Data residency, API quotas, and SaaS release cycles must also be considered. Cloud ERP and SaaS logistics platforms may impose throughput limits or version changes that affect downstream consumers. Integration teams should design for contract versioning, queue buffering, and graceful degradation when external services are unavailable.
Operational visibility, monitoring, and exception management
At scale, the biggest integration failures are often not transport failures but silent workflow inconsistencies. An order may exist in ERP but never appear in the portal because an enrichment step failed. A carrier event may arrive but not correlate to the correct shipment. A return may be approved in the portal but not posted to ERP. These issues require end-to-end observability, not just API uptime metrics.

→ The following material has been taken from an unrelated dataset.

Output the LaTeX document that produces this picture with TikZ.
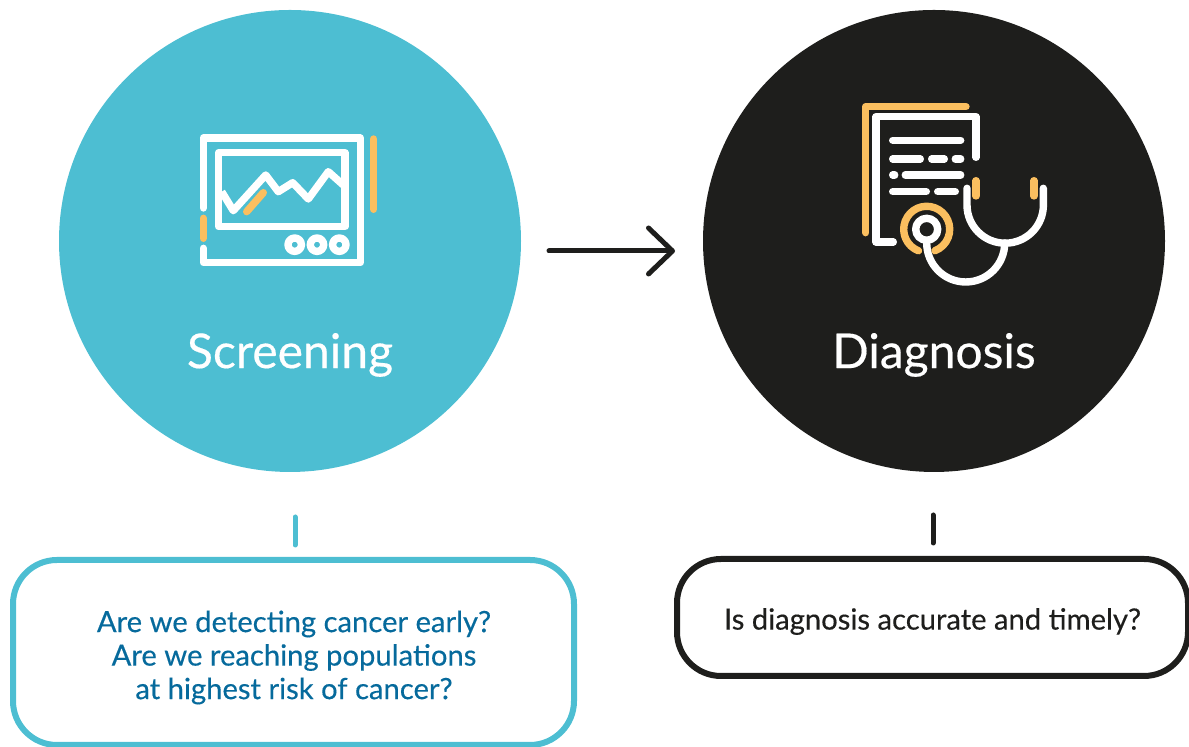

Enterprises should implement business activity monitoring across key logistics states: order created, allocation confirmed, shipment dispatched, delivery completed, return received, and credit issued. Dashboards should show message latency, exception queues, replay counts, and workflow completion rates by region, warehouse, and customer segment.
- Track both technical metrics and business workflow metrics, including event lag, status mismatch rates, and failed customer notifications.
- Implement dead-letter queues and replay tooling for asynchronous logistics events.
- Create exception workflows for unmatched carrier events, duplicate shipment updates, and return authorization conflicts.
- Provide support teams with traceability from portal transaction to middleware flow to ERP document and external carrier reference.
Scalability and governance recommendations for enterprise teams
Scalability depends on architecture discipline as much as infrastructure capacity. Point-to-point integrations may work for a single portal and one ERP, but they become fragile when new carriers, warehouses, regions, or SaaS applications are added. Enterprises should standardize integration contracts, event taxonomies, and security policies early.
From a governance perspective, assign clear ownership for master data, workflow state definitions, and customer-visible status semantics. The ERP may own invoice status, the WMS may own pick completion, and the carrier may own delivery confirmation, but the portal needs a governed translation layer so customers see consistent terminology.
Executive stakeholders should prioritize integration architecture as part of logistics transformation, not as a downstream technical task. The quality of ERP and portal synchronization directly affects customer retention, support cost, order accuracy, and operational resilience. Investment in middleware, API management, observability, and data governance typically delivers measurable returns through fewer manual interventions and better service transparency.
Implementation guidance for deployment teams
Start with workflow mapping before interface development. Document the end-to-end lifecycle for orders, shipments, exceptions, and returns, including source-of-truth ownership at each state. Then define the canonical entities, API contracts, event schemas, and correlation keys required to support those workflows.
Deploy integration in increments. Many teams begin with order status and shipment tracking, then extend to invoices, returns, and service cases. This phased approach reduces risk and allows operational teams to validate status semantics and exception handling before broader rollout.
Finally, test with realistic volume and failure scenarios. Simulate split shipments, delayed carrier events, duplicate webhooks, ERP downtime, and partial warehouse outages. Logistics workflow architecture is proven in exception handling, not in ideal-path demos.